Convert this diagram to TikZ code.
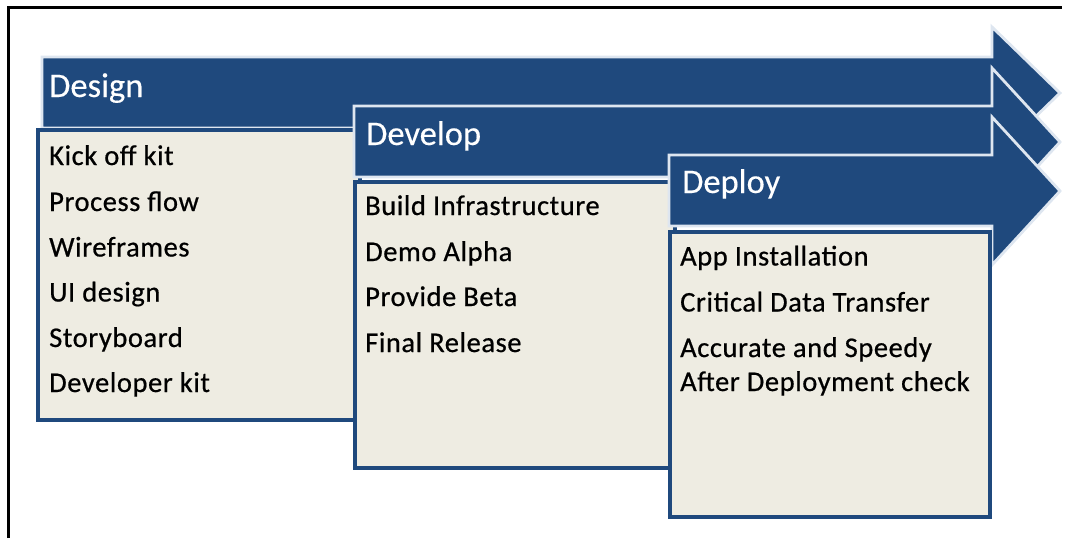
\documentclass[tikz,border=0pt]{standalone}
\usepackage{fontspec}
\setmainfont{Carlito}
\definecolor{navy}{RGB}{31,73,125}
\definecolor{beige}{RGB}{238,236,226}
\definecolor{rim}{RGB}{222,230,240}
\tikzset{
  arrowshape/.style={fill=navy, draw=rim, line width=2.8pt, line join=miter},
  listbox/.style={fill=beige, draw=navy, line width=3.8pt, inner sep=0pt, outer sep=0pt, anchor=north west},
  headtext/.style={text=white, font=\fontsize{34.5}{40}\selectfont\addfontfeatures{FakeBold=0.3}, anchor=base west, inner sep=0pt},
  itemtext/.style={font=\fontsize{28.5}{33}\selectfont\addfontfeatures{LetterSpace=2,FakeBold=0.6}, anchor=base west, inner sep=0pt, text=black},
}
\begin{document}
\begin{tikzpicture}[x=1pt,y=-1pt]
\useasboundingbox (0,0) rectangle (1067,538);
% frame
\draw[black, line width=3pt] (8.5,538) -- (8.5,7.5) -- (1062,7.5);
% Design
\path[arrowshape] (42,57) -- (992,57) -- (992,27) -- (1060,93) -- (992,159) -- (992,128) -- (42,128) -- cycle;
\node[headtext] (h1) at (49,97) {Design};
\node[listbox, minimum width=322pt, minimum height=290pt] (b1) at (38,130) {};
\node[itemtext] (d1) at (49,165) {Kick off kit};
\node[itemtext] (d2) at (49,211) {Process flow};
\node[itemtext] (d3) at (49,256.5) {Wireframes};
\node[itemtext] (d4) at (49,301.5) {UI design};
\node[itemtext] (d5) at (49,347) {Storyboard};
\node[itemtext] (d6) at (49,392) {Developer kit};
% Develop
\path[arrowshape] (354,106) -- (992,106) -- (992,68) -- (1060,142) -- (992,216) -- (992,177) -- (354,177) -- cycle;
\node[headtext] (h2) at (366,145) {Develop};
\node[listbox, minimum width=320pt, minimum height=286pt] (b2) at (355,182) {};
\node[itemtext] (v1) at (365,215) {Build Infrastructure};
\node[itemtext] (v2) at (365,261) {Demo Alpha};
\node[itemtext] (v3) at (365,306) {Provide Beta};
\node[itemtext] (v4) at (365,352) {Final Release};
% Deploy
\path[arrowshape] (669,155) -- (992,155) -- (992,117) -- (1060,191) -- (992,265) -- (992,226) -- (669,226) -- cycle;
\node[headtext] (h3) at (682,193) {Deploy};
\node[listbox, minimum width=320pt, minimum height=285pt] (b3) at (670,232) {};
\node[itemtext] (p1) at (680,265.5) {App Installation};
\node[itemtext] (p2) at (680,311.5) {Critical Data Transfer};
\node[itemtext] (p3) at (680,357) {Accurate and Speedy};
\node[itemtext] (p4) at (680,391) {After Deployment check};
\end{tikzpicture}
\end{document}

::::

[TASK DETAILS]: Copy the listing in full and without alteration, omitting every picture.

[RESULT]:
Convert this diagram to TikZ code.
\documentclass[tikz,border=0pt]{standalone}
\usepackage{fontspec}
\setmainfont{Carlito}
\definecolor{navy}{RGB}{31,73,125}
\definecolor{beige}{RGB}{238,236,226}
\definecolor{rim}{RGB}{222,230,240}
\tikzset{
  arrowshape/.style={fill=navy, draw=rim, line width=2.8pt, line join=miter},
  listbox/.style={fill=beige, draw=navy, line width=3.8pt, inner sep=0pt, outer sep=0pt, anchor=north west},
  headtext/.style={text=white, font=\fontsize{34.5}{40}\selectfont\addfontfeatures{FakeBold=0.3}, anchor=base west, inner sep=0pt},
  itemtext/.style={font=\fontsize{28.5}{33}\selectfont\addfontfeatures{LetterSpace=2,FakeBold=0.6}, anchor=base west, inner sep=0pt, text=black},
}
\begin{document}
\begin{tikzpicture}[x=1pt,y=-1pt]
\useasboundingbox (0,0) rectangle (1067,538);
% frame
\draw[black, line width=3pt] (8.5,538) -- (8.5,7.5) -- (1062,7.5);
% Design
\path[arrowshape] (42,57) -- (992,57) -- (992,27) -- (1060,93) -- (992,159) -- (992,128) -- (42,128) -- cycle;
\node[headtext] (h1) at (49,97) {Design};
\node[listbox, minimum width=322pt, minimum height=290pt] (b1) at (38,130) {};
\node[itemtext] (d1) at (49,165) {Kick off kit};
\node[itemtext] (d2) at (49,211) {Process flow};
\node[itemtext] (d3) at (49,256.5) {Wireframes};
\node[itemtext] (d4) at (49,301.5) {UI design};
\node[itemtext] (d5) at (49,347) {Storyboard};
\node[itemtext] (d6) at (49,392) {Developer kit};
% Develop
\path[arrowshape] (354,106) -- (992,106) -- (992,68) -- (1060,142) -- (992,216) -- (992,177) -- (354,177) -- cycle;
\node[headtext] (h2) at (366,145) {Develop};
\node[listbox, minimum width=320pt, minimum height=286pt] (b2) at (355,182) {};
\node[itemtext] (v1) at (365,215) {Build Infrastructure};
\node[itemtext] (v2) at (365,261) {Demo Alpha};
\node[itemtext] (v3) at (365,306) {Provide Beta};
\node[itemtext] (v4) at (365,352) {Final Release};
% Deploy
\path[arrowshape] (669,155) -- (992,155) -- (992,117) -- (1060,191) -- (992,265) -- (992,226) -- (669,226) -- cycle;
\node[headtext] (h3) at (682,193) {Deploy};
\node[listbox, minimum width=320pt, minimum height=285pt] (b3) at (670,232) {};
\node[itemtext] (p1) at (680,265.5) {App Installation};
\node[itemtext] (p2) at (680,311.5) {Critical Data Transfer};
\node[itemtext] (p3) at (680,357) {Accurate and Speedy};
\node[itemtext] (p4) at (680,391) {After Deployment check};
\end{tikzpicture}
\end{document}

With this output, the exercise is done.